Allegations that Dominion Voting machines were used to steal the 2020 election are going mainstream, causing many counties to rethink their voting machine contracts. On January 24, a Shasta County Board of Supervisors voted to terminate its contract with Dominion Voting Systems after next month’s special election in Shasta Lake. This makes Shasta the first of the 40 California counties that used Dominion machines to drop the company.

There is no official word regarding what Shasta County plans to use in place of Dominion machines, but it is not the first county to turn its back on Dominion. Last year, Williamson County, Tennessee, switched from Dominion machines to Electronic Systems & Software machines. And the year before, Lander County, Nevada, did the same thing.

Hacking democracy: A group of computer and election security experts is urging Georgia election officials to immediately stop using Dominion Voting Systems touchscreen machines. MyPillow ceo Mike Lindell is urging the entire nation to do the same. President Donald Trump has gone a step further by promising to end election crimes by returning America to same-day voting, voter identification and paper ballots if he is reelected president in 2024.

These are necessary steps to restore free and fair elections in America because any voting machine can be hacked. So while even liberal politicians like senators Amy Klobuchar, Elizabeth Warren and Ron Wyden and Rep. Mark Pocan have pointed to the fact that Dominion Voting Systems is particularly scandal-plagued, any electronic voting machine company poses a threat to America’s constitutional republic.

War against the machines: When Barack Obama was running for president in 2008, he answered a question about how to prevent election fraud, saying: “Well, I tell you what: It helps in Ohio that we have Democrats in charge of the machines.” He was implying that Republicans would use those machines to rig the vote, so he was quite familiar with how voting machines can be manipulated. But now he insists that voting machines are trustworthy.

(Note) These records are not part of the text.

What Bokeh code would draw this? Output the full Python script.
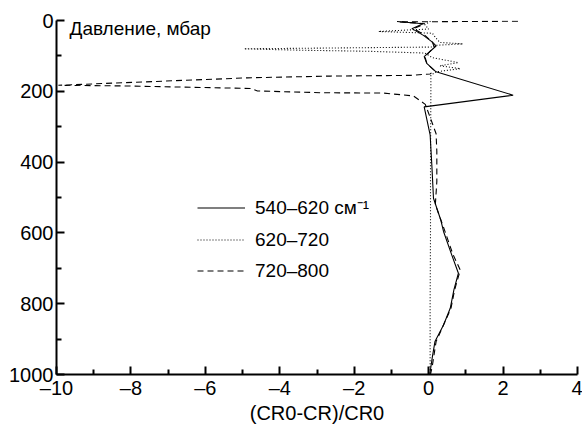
from bokeh.plotting import figure
from bokeh.models import Range1d, FixedTicker, Legend, LegendItem, Label
from bokeh.embed import file_html
from bokeh.resources import INLINE

# ---- data ----
p_540 = [3, 9, 23, 42, 61, 72, 102, 121, 145, 211, 244, 323, 417, 502, 565, 596, 662, 714, 760, 813, 860, 907, 950, 1000]
x_540 = [-0.85, -0.15, -0.45, -0.14, 0.1, 0.2, -0.12, -0.05, 0.2, 2.27, -0.12, 0.04, 0.09, 0.13, 0.33, 0.4, 0.62, 0.8, 0.68, 0.58, 0.4, 0.17, 0.1, 0.03]

p_620 = [2, 12, 24, 31, 36, 50, 62, 66, 70, 75, 80, 84, 87, 92, 105, 119, 128, 136, 145, 155, 200, 400, 600, 800, 1000]
x_620 = [0.05, -0.1, 0.0, -1.35, 0.1, 0.2, 0.3, 0.92, 0.2, 0.1, -4.96, -3.4, -1.6, -0.1, 0.1, 0.8, 0.3, 0.85, 0.2, 0.06, 0.06, 0.05, 0.05, 0.04, 0.04]

p_720 = [2, 4, 9, 23, 42, 61, 75, 102, 121, 141, 151, 155, 157, 162, 183, 185, 192, 199, 204, 205, 213, 237, 276, 320, 370, 455, 520, 590, 660, 705, 760, 813, 907, 975, 1000]
x_720 = [2.4, -0.8, -0.1, -0.4, -0.1, 0.1, 0.15, -0.1, -0.05, 0.15, 0.04, -0.5, -2.64, -4.87, -9.95, -8.1, -4.79, -4.6, -2.9, -1.22, -0.41, -0.09, 0.05, 0.2, 0.22, 0.22, 0.18, 0.42, 0.65, 0.85, 0.7, 0.6, 0.2, 0.1, 0.05]

series_labels = ["540–620 см⁻¹", "620–720", "720–800"]

x_ticks = [-10, -8, -6, -4, -2, 0, 2, 4]
x_tick_labels = ["–10", "–8", "–6", "–4", "–2", "0", "2", "4"]
x_minor = [-9, -7, -5, -3, -1, 1, 3]
y_ticks = [0, 200, 400, 600, 800, 1000]
y_minor = [100, 300, 500, 700, 900]

x_title = "(CR0-CR)/CR0"
y_title = "Давление, мбар"

FONT = "Liberation Sans"

p = figure(width=582, height=430, output_backend="svg", toolbar_location=None,
           x_range=Range1d(-10, 4), y_range=Range1d(1000, 0),
           min_border_left=56, min_border_right=5, min_border_top=20, min_border_bottom=56)
p.outline_line_color = None
p.xgrid.visible = False
p.ygrid.visible = False
p.background_fill_color = "white"

r1 = p.line(x_540, p_540, line_color="black", line_width=1.1)
r2 = p.line(x_620, p_620, line_color="black", line_width=1.1, line_dash="1 2")
r3 = p.line(x_720, p_720, line_color="black", line_width=1.1, line_dash="6 4")

for ax in (p.xaxis[0], p.yaxis[0]):
    ax.axis_line_width = 2
    ax.major_tick_line_width = 2
    ax.minor_tick_line_width = 2
    ax.major_tick_in = 8
    ax.major_tick_out = 0
    ax.minor_tick_in = 5
    ax.minor_tick_out = 0
    ax.major_label_text_font = FONT
    ax.major_label_text_font_size = "20px"
    ax.major_label_text_color = "black"
    ax.axis_line_color = "black"
    ax.major_tick_line_color = "black"
    ax.minor_tick_line_color = "black"

p.xaxis.ticker = FixedTicker(ticks=x_ticks, minor_ticks=x_minor)
p.xaxis.major_label_overrides = {t: l for t, l in zip(x_ticks, x_tick_labels)}
p.xaxis.major_label_standoff = 2
p.xaxis.axis_label = x_title
p.xaxis.axis_label_text_font = FONT
p.xaxis.axis_label_text_font_size = "20px"
p.xaxis.axis_label_text_font_style = "normal"
p.xaxis.axis_label_text_color = "black"
p.xaxis.axis_label_standoff = 0

p.yaxis.ticker = FixedTicker(ticks=y_ticks, minor_ticks=y_minor)
p.yaxis.major_label_standoff = 3

p.add_layout(Label(x=-9.65, y=24, text=y_title, text_font=FONT, text_font_size="19px",
                   text_baseline="alphabetic", text_color="black"))

legend = Legend(items=[LegendItem(label=series_labels[0], renderers=[r1]),
                       LegendItem(label=series_labels[1], renderers=[r2]),
                       LegendItem(label=series_labels[2], renderers=[r3])],
                location=(141, 92), padding=0, margin=0, spacing=8,
                glyph_width=48, glyph_height=23, label_height=23, label_standoff=10,
                label_text_font=FONT, label_text_font_size="19px", label_text_color="black",
                border_line_color=None, background_fill_alpha=0)
p.add_layout(legend)

open("out.html", "w").write(file_html(p, INLINE))
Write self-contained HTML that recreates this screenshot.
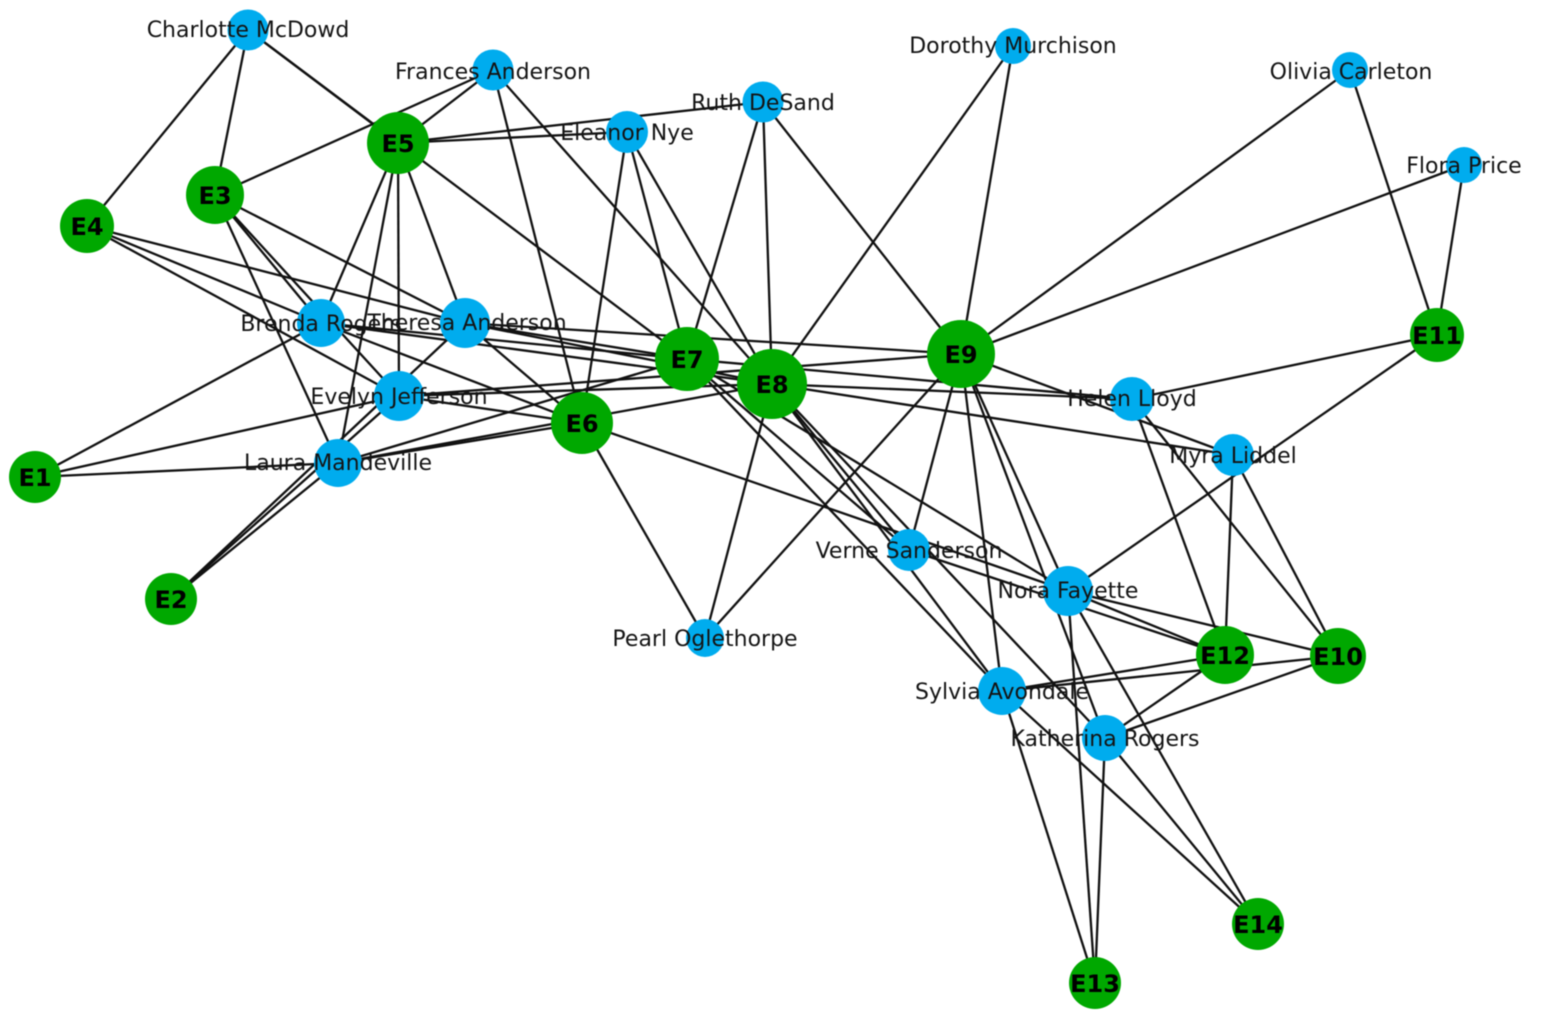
<!DOCTYPE html>
<html><head><meta charset="utf-8"><style>
html,body{margin:0;padding:0;background:#fff;width:1564px;height:1026px;overflow:hidden}
svg{display:block;filter:blur(0.45px)}
.l line{stroke:#111;stroke-width:2.3}
.b circle{fill:#00acee}
.g circle{fill:#00a800}
text{font-family:"DejaVu Sans",sans-serif;text-anchor:middle}
.t text{font-size:22px;fill:#141414}
.e text{font-size:24px;font-weight:bold;fill:#000}
</style></head><body>
<svg width="1564" height="1026" viewBox="0 0 1564 1026" xmlns="http://www.w3.org/2000/svg">
<g class="l">
<line x1="399" y1="396" x2="35" y2="477"/><line x1="399" y1="396" x2="171" y2="599"/><line x1="399" y1="396" x2="215" y2="195"/><line x1="399" y1="396" x2="87" y2="226"/><line x1="399" y1="396" x2="398" y2="143"/><line x1="399" y1="396" x2="582" y2="423"/><line x1="399" y1="396" x2="772" y2="384"/><line x1="399" y1="396" x2="961" y2="354"/>
<line x1="338" y1="463" x2="35" y2="477"/><line x1="338" y1="463" x2="171" y2="599"/><line x1="338" y1="463" x2="215" y2="195"/><line x1="338" y1="463" x2="398" y2="143"/><line x1="338" y1="463" x2="582" y2="423"/><line x1="338" y1="463" x2="687" y2="359"/><line x1="338" y1="463" x2="772" y2="384"/>
<line x1="465" y1="323" x2="171" y2="599"/><line x1="465" y1="323" x2="215" y2="195"/><line x1="465" y1="323" x2="87" y2="226"/><line x1="465" y1="323" x2="398" y2="143"/><line x1="465" y1="323" x2="582" y2="423"/><line x1="465" y1="323" x2="687" y2="359"/><line x1="465" y1="323" x2="772" y2="384"/><line x1="465" y1="323" x2="961" y2="354"/>
<line x1="321" y1="323" x2="35" y2="477"/><line x1="321" y1="323" x2="215" y2="195"/><line x1="321" y1="323" x2="87" y2="226"/><line x1="321" y1="323" x2="398" y2="143"/><line x1="321" y1="323" x2="582" y2="423"/><line x1="321" y1="323" x2="687" y2="359"/><line x1="321" y1="323" x2="772" y2="384"/>
<line x1="248" y1="30" x2="215" y2="195"/><line x1="248" y1="30" x2="87" y2="226"/><line x1="248" y1="30" x2="398" y2="143"/><line x1="248" y1="30" x2="687" y2="359"/>
<line x1="493" y1="70" x2="215" y2="195"/><line x1="493" y1="70" x2="398" y2="143"/><line x1="493" y1="70" x2="582" y2="423"/><line x1="493" y1="70" x2="772" y2="384"/>
<line x1="627" y1="132" x2="398" y2="143"/><line x1="627" y1="132" x2="582" y2="423"/><line x1="627" y1="132" x2="687" y2="359"/><line x1="627" y1="132" x2="772" y2="384"/>
<line x1="705" y1="638" x2="582" y2="423"/><line x1="705" y1="638" x2="772" y2="384"/><line x1="705" y1="638" x2="961" y2="354"/>
<line x1="763" y1="102" x2="398" y2="143"/><line x1="763" y1="102" x2="687" y2="359"/><line x1="763" y1="102" x2="772" y2="384"/><line x1="763" y1="102" x2="961" y2="354"/>
<line x1="909" y1="550" x2="687" y2="359"/><line x1="909" y1="550" x2="772" y2="384"/><line x1="909" y1="550" x2="961" y2="354"/><line x1="909" y1="550" x2="1225" y2="655"/>
<line x1="1233" y1="455" x2="772" y2="384"/><line x1="1233" y1="455" x2="961" y2="354"/><line x1="1233" y1="455" x2="1338" y2="656"/><line x1="1233" y1="455" x2="1225" y2="655"/>
<line x1="1105" y1="738" x2="772" y2="384"/><line x1="1105" y1="738" x2="961" y2="354"/><line x1="1105" y1="738" x2="1338" y2="656"/><line x1="1105" y1="738" x2="1225" y2="655"/><line x1="1105" y1="738" x2="1095" y2="983"/><line x1="1105" y1="738" x2="1258" y2="924"/>
<line x1="1002" y1="691" x2="687" y2="359"/><line x1="1002" y1="691" x2="772" y2="384"/><line x1="1002" y1="691" x2="961" y2="354"/><line x1="1002" y1="691" x2="1338" y2="656"/><line x1="1002" y1="691" x2="1225" y2="655"/><line x1="1002" y1="691" x2="1095" y2="983"/><line x1="1002" y1="691" x2="1258" y2="924"/>
<line x1="1068" y1="591" x2="582" y2="423"/><line x1="1068" y1="591" x2="687" y2="359"/><line x1="1068" y1="591" x2="961" y2="354"/><line x1="1068" y1="591" x2="1338" y2="656"/><line x1="1068" y1="591" x2="1437" y2="335"/><line x1="1068" y1="591" x2="1225" y2="655"/><line x1="1068" y1="591" x2="1095" y2="983"/><line x1="1068" y1="591" x2="1258" y2="924"/>
<line x1="1132" y1="399" x2="687" y2="359"/><line x1="1132" y1="399" x2="772" y2="384"/><line x1="1132" y1="399" x2="1338" y2="656"/><line x1="1132" y1="399" x2="1437" y2="335"/><line x1="1132" y1="399" x2="1225" y2="655"/>
<line x1="1013" y1="46" x2="772" y2="384"/><line x1="1013" y1="46" x2="961" y2="354"/>
<line x1="1350" y1="70" x2="961" y2="354"/><line x1="1350" y1="70" x2="1437" y2="335"/>
<line x1="1464" y1="165" x2="961" y2="354"/><line x1="1464" y1="165" x2="1437" y2="335"/>
</g>
<g class="b">
<circle cx="248" cy="30" r="20.5"/><circle cx="493" cy="70" r="20.5"/><circle cx="627" cy="132" r="21"/><circle cx="763" cy="102" r="20.5"/><circle cx="1013" cy="46" r="18"/><circle cx="1350" cy="70" r="18"/><circle cx="1464" cy="165" r="18"/><circle cx="321" cy="323" r="24"/><circle cx="465" cy="323" r="25"/><circle cx="399" cy="396" r="25"/><circle cx="338" cy="463" r="24"/><circle cx="909" cy="550" r="21"/><circle cx="1068" cy="591" r="25"/><circle cx="1002" cy="691" r="24"/><circle cx="1105" cy="738" r="23"/><circle cx="1132" cy="399" r="22"/><circle cx="1233" cy="455" r="21"/><circle cx="705" cy="638" r="19"/>
</g>
<g class="g">
<circle cx="35" cy="477" r="26"/><circle cx="171" cy="599" r="26"/><circle cx="215" cy="195" r="29"/><circle cx="87" cy="226" r="27"/><circle cx="398" cy="143" r="31"/><circle cx="582" cy="423" r="31"/><circle cx="687" cy="359" r="32"/><circle cx="772" cy="384" r="35"/><circle cx="961" cy="354" r="34"/><circle cx="1338" cy="656" r="28"/><circle cx="1437" cy="335" r="27"/><circle cx="1225" cy="655" r="29"/><circle cx="1095" cy="983" r="26"/><circle cx="1258" cy="924" r="26"/>
</g>
<g class="t">
<text x="248" y="37">Charlotte McDowd</text><text x="493" y="79">Frances Anderson</text><text x="627" y="140">Eleanor Nye</text><text x="763" y="110">Ruth DeSand</text><text x="1013" y="53">Dorothy Murchison</text><text x="1351" y="79">Olivia Carleton</text><text x="1464" y="173">Flora Price</text><text x="321" y="331">Brenda Rogers</text><text x="467" y="330">Theresa Anderson</text><text x="399" y="404">Evelyn Jefferson</text><text x="338" y="470">Laura Mandeville</text><text x="909" y="558">Verne Sanderson</text><text x="1068" y="598">Nora Fayette</text><text x="1002" y="699">Sylvia Avondale</text><text x="1105" y="746">Katherina Rogers</text><text x="1132" y="406">Helen Lloyd</text><text x="1233" y="463">Myra Liddel</text><text x="705" y="646">Pearl Oglethorpe</text>
</g>
<g class="e">
<text x="35" y="486">E1</text><text x="171" y="608">E2</text><text x="215" y="204">E3</text><text x="87" y="235">E4</text><text x="398" y="152">E5</text><text x="582" y="432">E6</text><text x="687" y="368">E7</text><text x="772" y="393">E8</text><text x="961" y="363">E9</text><text x="1338" y="665">E10</text><text x="1437" y="344">E11</text><text x="1225" y="664">E12</text><text x="1095" y="992">E13</text><text x="1258" y="933">E14</text>
</g>
</svg>
</body></html>
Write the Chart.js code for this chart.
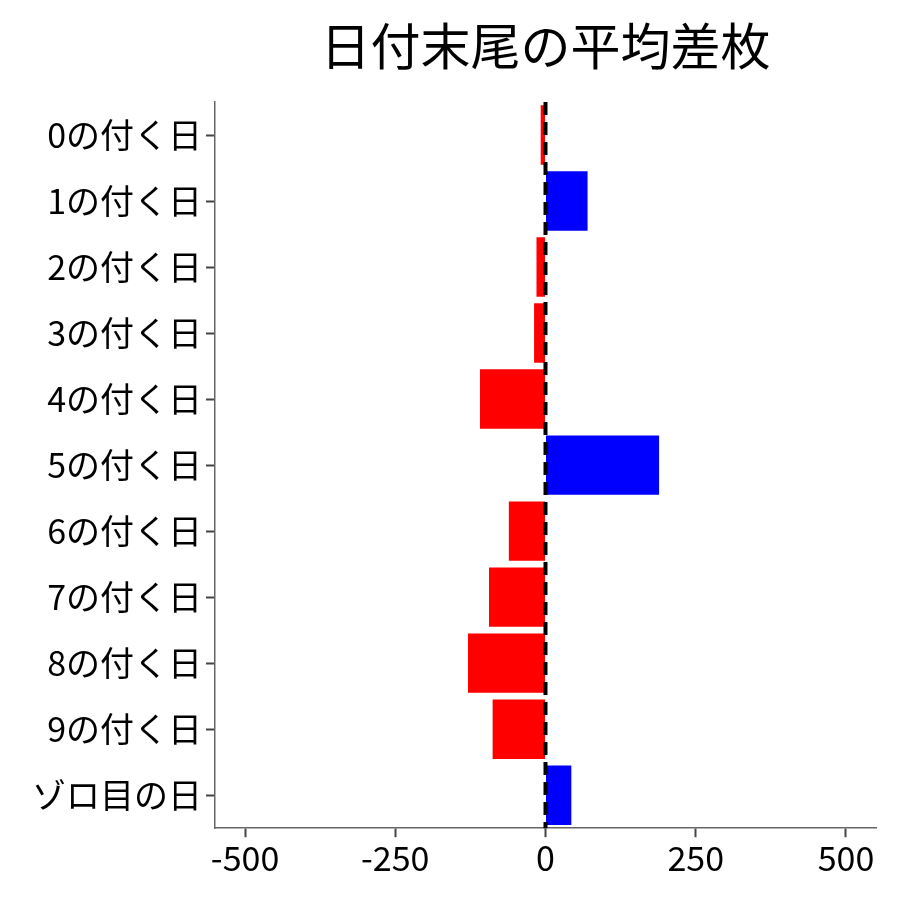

In “Ready for War,” Trumpet editor in chief Gerald Flurry noted: “[I]f you don’t get rid of the machines Democrats used to steal the 2020 election, you won’t win another election. … America’s power structures are terminally ill, top to bottom. The government agents are sick; the legislators are sick; the judges are sick; the media moguls are sick; the officials counting our votes are sick. Why did it take officials in Clark County, Nevada, nearly a week to count 50,000 mail-in ballots when it should take less than a day? They were looking for various ways to pad the vote!”